WASHINGTON (Reuters) - Members of a House Agriculture subcommittee were thwarted by a lack of money on Tuesday from expanding "green payments" to farmers and from creating a $305 million program to combat asthma-causing dust.

Barack Obama  |  Green Business

Lawmakers put the ideas on the table during the first bill-drafting session for the farm law being written this year. But they withdrew them without a vote in hopes that money will become available this summer to pay for the programs.

Without more money for land stewardship, the Agriculture Committee may face a revolt when it brings its bill to the House floor, warned Scott Faber of Environmental Defense.

"The leadership has to provide more funds for conservation ... Today is a good day for those who want to write the farm bill on the floor," said Faber, who is part of a coalition of environmentalists, small-farm activists, fiscal hawks and international development groups who say the U.S. farm program should spend more on stewardship and less on crop subsidies.

Land stewardship programs will get roughly $5 billion a year under congressional formulas for agricultural programs. Crop supports will get $8 billion.

California Democrat Dennis Cardoza said stewardship programs must be expanded so that fruit, vegetable, nut and nursery crop growers can meet a mounting regulatory burden and so that specialty crop growers get a more equitable share of supports.

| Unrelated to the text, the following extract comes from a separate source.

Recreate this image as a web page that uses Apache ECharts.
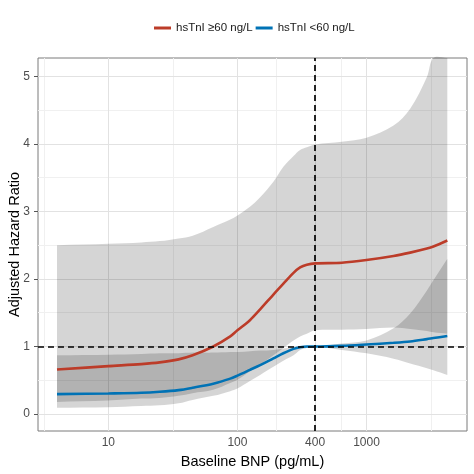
<!DOCTYPE html>
<html><head><meta charset="utf-8">
<script src="https://cdn.jsdelivr.net/npm/echarts@6/dist/echarts.min.js"></script>
<style>html,body{margin:0;padding:0;background:#fff}#c{width:474px;height:474px}</style>
</head><body><div id="c"></div>
<script>
// Baseline BNP (pg/mL) sample points
const bnp    = [4, 10, 18, 25, 35, 45, 65, 88, 100, 125, 150, 190, 227, 272, 306, 345, 400, 644, 1000, 1620, 2180, 2940, 3300, 4230];
// hsTnI >=60 ng/L
const redHR  = [0.66, 0.71, 0.74, 0.765, 0.81, 0.87, 1.0, 1.15, 1.24, 1.39, 1.55, 1.77, 1.93, 2.09, 2.17, 2.21, 2.23, 2.24, 2.28, 2.34, 2.39, 2.45, 2.48, 2.57];
const redLo  = [0.18, 0.20, 0.23, 0.24, 0.27, 0.31, 0.36, 0.46, 0.51, 0.63, 0.73, 0.87, 0.98, 1.09, 1.15, 1.19, 1.24, 1.25, 1.26, 1.28, 1.26, 1.23, 1.21, 1.19];
const redHi  = [2.50, 2.52, 2.54, 2.56, 2.60, 2.64, 2.77, 2.88, 2.94, 3.07, 3.21, 3.44, 3.66, 3.82, 3.91, 3.95, 3.99, 4.03, 4.09, 4.27, 4.52, 4.99, 5.30, 6.80];
// hsTnI <60 ng/L
const blueHR = [0.296, 0.306, 0.315, 0.33, 0.355, 0.39, 0.45, 0.525, 0.57, 0.655, 0.725, 0.825, 0.90, 0.965, 0.99, 1.0, 1.0, 1.01, 1.03, 1.055, 1.075, 1.11, 1.125, 1.155];
const blueLo = [0.093, 0.10, 0.12, 0.13, 0.16, 0.21, 0.27, 0.34, 0.38, 0.49, 0.58, 0.70, 0.79, 0.87, 0.95, 0.98, 1.0, 0.95, 0.90, 0.82, 0.75, 0.68, 0.65, 0.58];
const blueHi = [0.87, 0.88, 0.89, 0.90, 0.90, 0.91, 0.91, 0.92, 0.92, 0.93, 0.94, 0.95, 0.97, 0.99, 1.0, 1.0, 1.0, 1.045, 1.09, 1.27, 1.49, 1.83, 1.98, 2.30];

const xTicks = [10, 100, 400, 1000];
const xTickLabels = ['10', '100', '400', '1000'];
const xMinor = [3.162, 31.62, 200, 632.5, 3162];
const yTicks = [0, 1, 2, 3, 4, 5];
const yMinor = [0.5, 1.5, 2.5, 3.5, 4.5];
const refX = 400, refY = 1;

const FONT = '"Liberation Sans", Arial, sans-serif';
const chart = echarts.init(document.getElementById('c'), null, {renderer: 'canvas'});

function ribbon(lo, hi) {
  return {
    type: 'custom', coordinateSystem: 'cartesian2d', silent: true, z: 2,
    data: [[bnp[0], lo[0]]],
    renderItem: function (params, api) {
      const cs = params.coordSys;
      const cl = p => [p[0], Math.max(cs.y, Math.min(cs.y + cs.height, p[1]))];
      const n = bnp.length;
      const pts = [];
      for (let i = 0; i < n; i++) pts.push(cl(api.coord([bnp[i], hi[i]])));
      // repeat end vertices so the smoothed outline keeps sharp ends
      pts.push(pts[pts.length - 1]);
      const low = [];
      for (let i = n - 1; i >= 0; i--) low.push(cl(api.coord([bnp[i], lo[i]])));
      pts.push(low[0]);
      for (let i = 0; i < low.length; i++) pts.push(low[i]);
      pts.push(low[low.length - 1]);
      pts.push(pts[0]);
      return {type: 'polygon', shape: {points: pts, smooth: 0.35}, style: {fill: 'rgba(0,0,0,0.165)'}};
    }
  };
}
const pairs = (xs, ys) => xs.map((x, i) => [x, ys[i]]);
const gl = (arr, key) => arr.map(v => ({[key]: v}));

chart.setOption({
  animation: false,
  textStyle: {fontFamily: FONT},
  grid: {left: 38, right: 7, top: 58, bottom: 43, show: true, borderColor: '#7a7a7a', borderWidth: 1,
         backgroundColor: 'transparent', containLabel: false, outerBoundsMode: 'none'},
  legend: {
    data: ['hsTnI ≥60 ng/L', 'hsTnI <60 ng/L'],
    left: 149, top: 17, icon: 'rect', itemWidth: 17, itemHeight: 3, itemGap: 3,
    textStyle: {fontSize: 11.5, color: '#1a1a1a', fontFamily: FONT}
  },
  xAxis: {
    type: 'log', logBase: 10, min: 2.85, max: 6010,
    name: 'Baseline BNP (pg/mL)', nameLocation: 'middle', nameGap: 23, nameMoveOverlap: false,
    nameTextStyle: {fontSize: 14.5, color: '#000', fontFamily: FONT},
    axisLine: {show: false},
    axisTick: {show: true, length: 4, lineStyle: {color: '#555'}, customValues: xTicks},
    axisLabel: {show: true, margin: 6, fontSize: 12, color: '#4d4d4d', customValues: xTicks,
                formatter: v => xTickLabels[xTicks.indexOf(Math.round(v))] || String(Math.round(v))},
    splitLine: {show: false}, minorSplitLine: {show: false}
  },
  yAxis: {
    type: 'value', min: -0.25, max: 5.27,
    name: 'Adjusted Hazard Ratio', nameLocation: 'middle', nameGap: 16, nameMoveOverlap: false,
    nameTextStyle: {fontSize: 14.5, color: '#000', fontFamily: FONT},
    axisLine: {show: false},
    axisTick: {show: true, length: 4, lineStyle: {color: '#555'}, customValues: yTicks},
    axisLabel: {show: true, margin: 8, fontSize: 12, color: '#4d4d4d', customValues: yTicks},
    splitLine: {show: false}
  },
  series: [
    {
      type: 'line', name: '_grid', data: [], silent: true,
      markLine: {
        silent: true, z: 1, symbol: ['none', 'none'], label: {show: false}, animation: false,
        emphasis: {disabled: true},
        data: [
          ...gl(xMinor, 'xAxis').map(d => ({...d, lineStyle: {color: '#f0f0f0', width: 1, type: 'solid'}})),
          ...gl(yMinor, 'yAxis').map(d => ({...d, lineStyle: {color: '#f0f0f0', width: 1, type: 'solid'}})),
          ...gl(xTicks, 'xAxis').map(d => ({...d, lineStyle: {color: '#e2e2e2', width: 1, type: 'solid'}})),
          ...gl(yTicks, 'yAxis').map(d => ({...d, lineStyle: {color: '#e2e2e2', width: 1, type: 'solid'}}))
        ]
      }
    },
    ribbon(redLo, redHi),
    ribbon(blueLo, blueHi),
    {
      type: 'line', name: 'hsTnI ≥60 ng/L', data: pairs(bnp, redHR), smooth: 0.3, showSymbol: false, z: 3,
      color: '#BC3C29', lineStyle: {width: 2.6, color: '#BC3C29'}
    },
    {
      type: 'line', name: 'hsTnI <60 ng/L', data: pairs(bnp, blueHR), smooth: 0.3, showSymbol: false, z: 3,
      color: '#0072B5', lineStyle: {width: 2.6, color: '#0072B5'},
      markLine: {
        silent: true, z: 6, symbol: ['none', 'none'], label: {show: false}, animation: false,
        emphasis: {disabled: true},
        lineStyle: {color: '#000', width: 1.7, type: [6, 4]},
        data: [{xAxis: refX}, {yAxis: refY}]
      }
    }
  ]
});
</script></body></html>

He proposed a $305 million air quality program to combat dust and ozone but withdrew it because there was no money.

"This is one of the most important issues we have," said Cardoza, who said 300 congressional districts violate federal standards for clean air. "Air quality problems are going to be putting farmers out of business in my state."

Kirsten Gillibrand, a New York Democrat, proposed full funding of the Conservation Security Program, which would cost billions of dollars, but withdrew her amendment because there was no way to pay for it at the moment. Created in 2002, CSP is the first green payment program for land stewardship. Under current plans, it would be mothballed until 2012.

Under the outline drawn by Agriculture Committee leaders, funding will double, to $2 billion a year for the Environmental Quality Incentives Program, which shares the cost of controlling farm and feedlot runoff. Funding would climb for the Farm and Ranchland Protection Program, which buys easements to prevent urban sprawl.

But enrollment in wetland and grassland programs would stall. The land-idling Conservation Reserve would retain its cap of 39.2 million acres.

Although a $20 billion reserve may be created for agriculture, there is no assurance lawmakers can meet the rules for using it. It is fairly certain that renewable energy programs will get $4 billion to $5 billion from the reserve.